Question: Find the sum: \[\dfrac{3}{{{1^2} \cdot {2^2}}} + \dfrac{5}{{{2^2} \cdot {3^2}}} + \dfrac{7}{{{3^2} \...

Question

Find the sum: $\dfrac{3}{{{1^2} \cdot {2^2}}} + \dfrac{5}{{{2^2} \cdot {3^2}}} + \dfrac{7}{{{3^2} \cdot {4^2}}} + ....n{\rm{ terms}}$

Answer 1

Solution

Here we have to find the sum of the series. For that, we will first break the numerator of each term into the difference of the squares of the two numbers given exactly in the denominator. Then we will find the ${r^{th}}$ term of the series.
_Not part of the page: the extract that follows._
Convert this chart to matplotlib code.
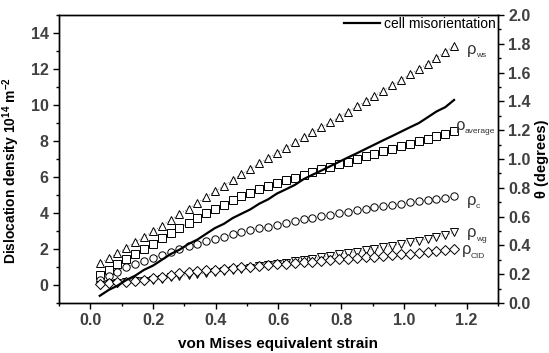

We will simplify the ${r^{th}}$ term further and we will write all the terms in the same form as the ${r^{th}}$ term, then we will find the sum of all the terms and we will get the required sum of the series.

Complete step by step solution:
Let’s first consider the first term of the series which is $\dfrac{3}{{{1^2} \cdot {2^2}}}$ .
We can write the numerator of $\dfrac{3}{{{1^2} \cdot {2^2}}}$ as ${2^2} - {1^2}$ .
So the first term becomes $\dfrac{{{2^2} - {1^2}}}{{{1^2} \cdot {2^2}}}$ .
Similarly, we can write second term of the series as $\dfrac{{{3^2} - {2^2}}}{{{2^2} \cdot {3^2}}}$
We can write second term of the series as $\dfrac{{{4^2} - {3^2}}}{{{4^2} \cdot {3^2}}}$ and so on.
Thus, we can write the ${r^{th}}$ of a series as ${T_r} = \dfrac{{{r^2} - {{\left( {r - 1} \right)}^2}}}{{{r^2} \cdot {{\left( {r - 1} \right)}^2}}}$ .
We will now simplify the ${r^{th}}$ term of the series.
${T_r} = \dfrac{{{r^2}}}{{{{\left( {r - 1} \right)}^2} \cdot {r^2}}} - \dfrac{{{{\left( {r - 1} \right)}^2}}}{{{{\left( {r - 1} \right)}^2} \cdot {r^2}}}$
On further simplification, we get
${T_r} = \dfrac{1}{{{{\left( {r - 1} \right)}^2}}} - \dfrac{1}{{{r^2}}}$
Thus, the sum of the series ${S_n} = \sum\limits_{r = 2}^n {{T_r}}$ .
Putting value of ${T_r}$ in above equation, we get
${S_n} = \sum\limits_{r = 2}^n {\dfrac{1}{{{{\left( {r - 1} \right)}^2}}} - \dfrac{1}{{{r^2}}}}$
Thus on expansion, we get
${S_n} = \dfrac{1}{{{1^2}}} - \dfrac{1}{{{2^2}}} + \dfrac{1}{{{2^2}}} - \dfrac{1}{{{3^2}}} + \dfrac{1}{{{3^2}}} - \dfrac{1}{{{4^2}}} + .... + \dfrac{1}{{{{\left( {n - 1} \right)}^2}}} - \dfrac{1}{{{n^2}}}$
On subtraction of the similar terms, the sum becomes
${S_n} = 1 - \dfrac{1}{{{n^2}}}$
We can also write the sum as
${S_n} = \dfrac{{{n^2} - 1}}{{{n^2}}}$

Hence, the sum of the given expression is $\dfrac{{{n^2} - 1}}{{{n^2}}}$ .

Note:
Since we have calculated the sum of the series, following points should be remembered while solving this problems:-

A ‘sum of a series’ is defined as the result obtained after addition of each term of a series.
Example- $1 + 2 + 3 + 4$ is a series but 10 is the sum of the required series, which is the result of addition of each term of the series.